▸ **RECORDS TO USE**
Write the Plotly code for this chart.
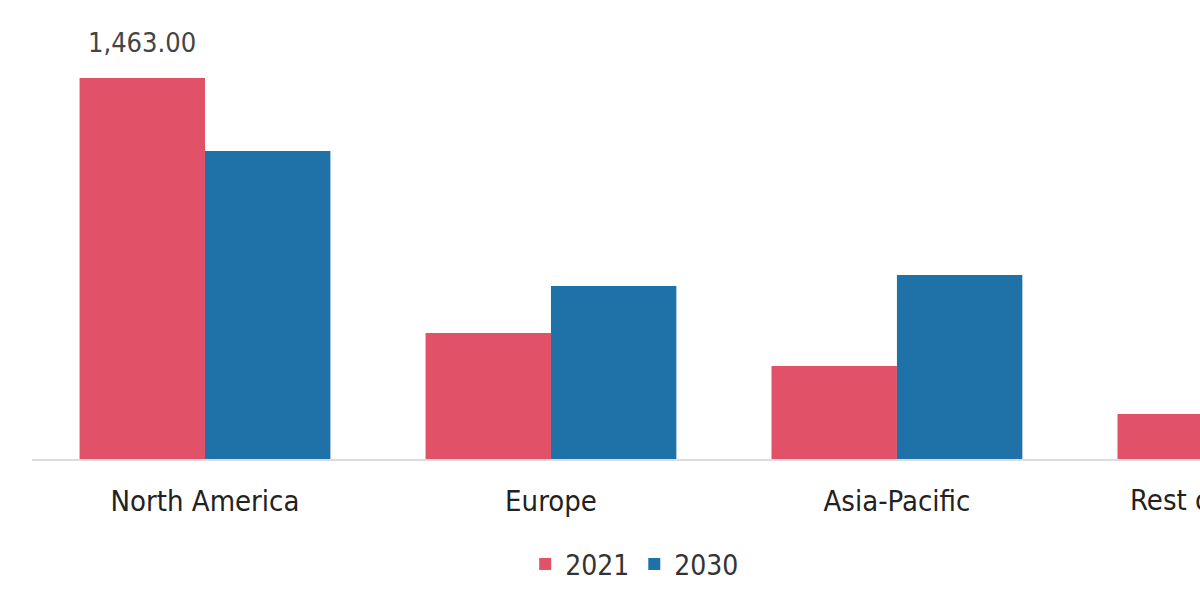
import plotly.graph_objects as go

categories = ["North America", "Europe", "Asia-Pacific", "Rest of the World"]
years = ["2021", "2030"]
values_2021 = [1463.0, 484.0, 357.0, 173.0]
values_2030 = [1183.0, 664.0, 707.0, 260.0]
colors = ["#E15268", "#1F72A8"]
top_label = "1,463.00"

FONT = "DejaVu Sans Condensed, Liberation Sans Narrow, Arial Narrow, sans-serif"

fig = go.Figure()
fig.add_trace(go.Bar(x=categories, y=values_2021, name=years[0], marker_color=colors[0],
                     marker_line_width=0))
fig.add_trace(go.Bar(x=categories, y=values_2030, name=years[1], marker_color=colors[1],
                     marker_line_width=0))

fig.update_layout(
    width=1200, height=600,
    margin=dict(l=32, r=0, t=20, b=141),
    paper_bgcolor="white", plot_bgcolor="white",
    barmode="group", bargap=0.275, bargroupgap=0,
    font=dict(family=FONT, size=29, color="#333333"),
    showlegend=True,
    legend=dict(orientation="h", x=0.516, xanchor="center", y=-0.24, yanchor="middle",
                font=dict(size=28, color="#333333"), itemwidth=30, traceorder="normal"),
    xaxis=dict(range=[-0.5, 2.876], showline=True, linecolor="#DDDDDD", linewidth=2,
               ticks="", showgrid=False, tickfont=dict(size=29, color="#222222"),
               ticklabelstandoff=15),
    yaxis=dict(range=[0, 1686], showticklabels=False, showgrid=False, zeroline=False,
               showline=False, ticks=""),
)

# value label above the North America 2021 bar
fig.add_annotation(text=top_label, xref="x", yref="y", x=categories[0], y=values_2021[0],
                   xshift=-63, yshift=18, xanchor="center", yanchor="bottom",
                   showarrow=False, font=dict(size=27, color="#444444", family=FONT))

# category label for the partly visible last group
fig.add_annotation(text=categories[3], xref="paper", yref="paper",
                   x=(1242 - 32) / 1168, y=(459 - 500) / 439, xanchor="center",
                   yanchor="middle", showarrow=False,
                   font=dict(size=29, color="#222222", family=FONT))

fig.write_html("out.html")
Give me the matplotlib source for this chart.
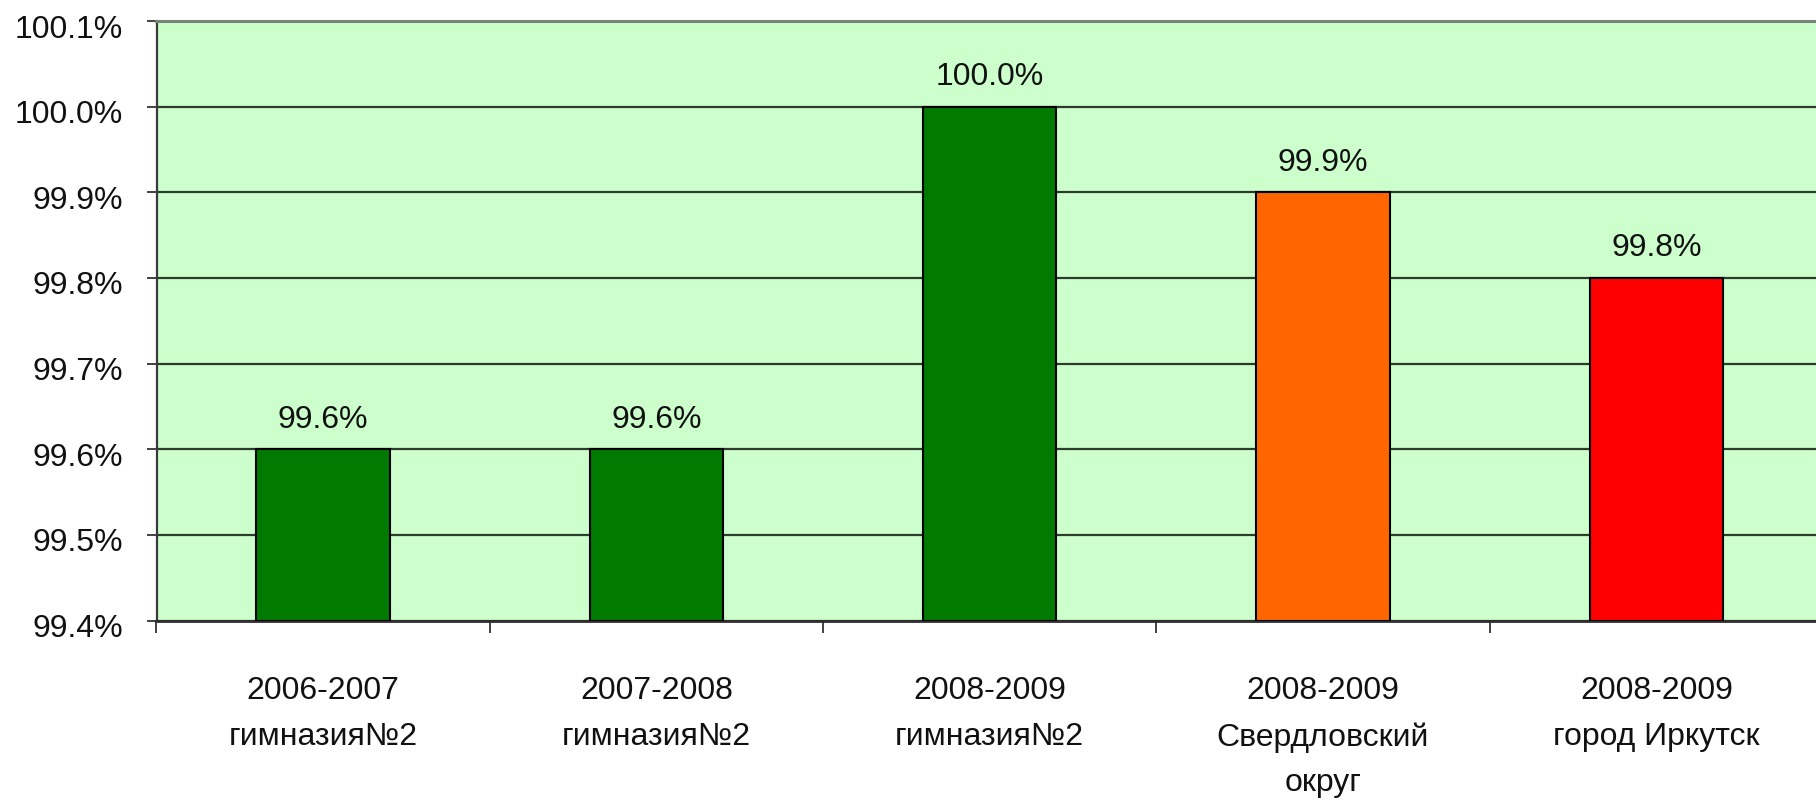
import matplotlib
matplotlib.use("Agg")
import matplotlib.pyplot as plt
from matplotlib.ticker import FixedLocator, FuncFormatter
from matplotlib.transforms import ScaledTranslation

plt.rcParams['font.family'] = ['Liberation Sans', 'DejaVu Sans']

categories = [
    "2006-2007\nгимназия№2",
    "2007-2008\nгимназия№2",
    "2008-2009\nгимназия№2",
    "2008-2009\nСвердловский\nокруг",
    "2008-2009\nгород Иркутск",
]
values = [99.6, 99.6, 100.0, 99.9, 99.8]
bar_colors = ["#007A00", "#007A00", "#007A00", "#FF6600", "#FF0000"]
y_ticks = [99.4, 99.5, 99.6, 99.7, 99.8, 99.9, 100.0, 100.1]

W, H = 1816, 801
fig = plt.figure(figsize=(W / 100, H / 100), dpi=100)

left_px, right_px, top_px, bottom_px = 156.5, 1823.0, 21.0, 620.5
ax = fig.add_axes([left_px / W, 1 - bottom_px / H,
                   (right_px - left_px) / W, (bottom_px - top_px) / H])
ax.set_facecolor("#CCFFCC")

x = list(range(len(categories)))
bars = ax.bar(x, [v - y_ticks[0] for v in values], bottom=y_ticks[0], width=0.4,
              color=bar_colors, edgecolor="#000000", linewidth=1.5, zorder=3)

ax.set_xlim(-0.5, len(categories) - 0.5)
ax.set_ylim(y_ticks[0], y_ticks[-1])

# horizontal gridlines at every y tick
ax.yaxis.set_major_locator(FixedLocator(y_ticks))
ax.yaxis.set_major_formatter(FuncFormatter(lambda v, p: f"{v:.1f}%"))
ax.grid(axis="y", color="#2E3A2E", linewidth=1.6, zorder=1)
ax.set_axisbelow(True)

# category labels at bar centres, tick marks at category boundaries
ax.set_xticks(x)
ax.set_xticklabels(categories, linespacing=1.68)
ax.set_xticks([i - 0.5 for i in range(len(categories) + 1)], minor=True)
ax.tick_params(axis="x", which="major", length=0, pad=40, labelsize=23,
               labelcolor="#111111")
ax.tick_params(axis="x", which="minor", length=8.5, width=1.3, color="#333333",
               direction="out")
ax.tick_params(axis="y", length=7.2, width=1.3, color="#333333", pad=17,
               labelsize=23, labelcolor="#111111")

# percentage labels sit a little below their gridlines
shift = ScaledTranslation(0, -3.6 / 72, fig.dpi_scale_trans)
for lbl in ax.get_yticklabels():
    lbl.set_transform(lbl.get_transform() + shift)

ax.spines["right"].set_visible(False)
ax.spines["top"].set_color("#7A857A")
ax.spines["top"].set_linewidth(2.2)
ax.spines["left"].set_color("#3A3A3A")
ax.spines["left"].set_linewidth(1.6)
ax.spines["bottom"].set_color("#2E2E2E")
ax.spines["bottom"].set_linewidth(2.0)

for rect, v in zip(bars, values):
    ax.annotate(f"{v:.1f}%", xy=(rect.get_x() + rect.get_width() / 2, v),
                xytext=(0, 15.5), textcoords="offset points",
                ha="center", va="baseline", fontsize=23, color="#111111",
                zorder=4)

fig.savefig("out.png", dpi=100, facecolor="white")
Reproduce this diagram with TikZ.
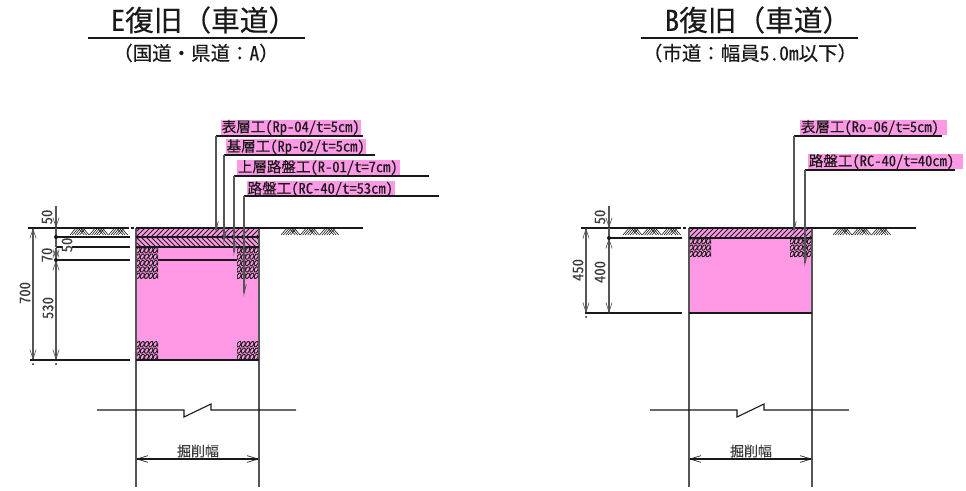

▸ **AIM**
Reproduce the data above exactly, but only from the line containing "Give me the matplotlib source for this chart." through the line containing "ax.set_axisbelow(True)"; skip the pictures.

▸ **SOLUTION TO THE EXERCISE**
Give me the matplotlib source for this chart.
import matplotlib
matplotlib.use("Agg")
import matplotlib.pyplot as plt
from matplotlib.ticker import FixedLocator, FuncFormatter
from matplotlib.transforms import ScaledTranslation

plt.rcParams['font.family'] = ['Liberation Sans', 'DejaVu Sans']

categories = [
    "2006-2007\nгимназия№2",
    "2007-2008\nгимназия№2",
    "2008-2009\nгимназия№2",
    "2008-2009\nСвердловский\nокруг",
    "2008-2009\nгород Иркутск",
]
values = [99.6, 99.6, 100.0, 99.9, 99.8]
bar_colors = ["#007A00", "#007A00", "#007A00", "#FF6600", "#FF0000"]
y_ticks = [99.4, 99.5, 99.6, 99.7, 99.8, 99.9, 100.0, 100.1]

W, H = 1816, 801
fig = plt.figure(figsize=(W / 100, H / 100), dpi=100)

left_px, right_px, top_px, bottom_px = 156.5, 1823.0, 21.0, 620.5
ax = fig.add_axes([left_px / W, 1 - bottom_px / H,
                   (right_px - left_px) / W, (bottom_px - top_px) / H])
ax.set_facecolor("#CCFFCC")

x = list(range(len(categories)))
bars = ax.bar(x, [v - y_ticks[0] for v in values], bottom=y_ticks[0], width=0.4,
              color=bar_colors, edgecolor="#000000", linewidth=1.5, zorder=3)

ax.set_xlim(-0.5, len(categories) - 0.5)
ax.set_ylim(y_ticks[0], y_ticks[-1])

# horizontal gridlines at every y tick
ax.yaxis.set_major_locator(FixedLocator(y_ticks))
ax.yaxis.set_major_formatter(FuncFormatter(lambda v, p: f"{v:.1f}%"))
ax.grid(axis="y", color="#2E3A2E", linewidth=1.6, zorder=1)
ax.set_axisbelow(True)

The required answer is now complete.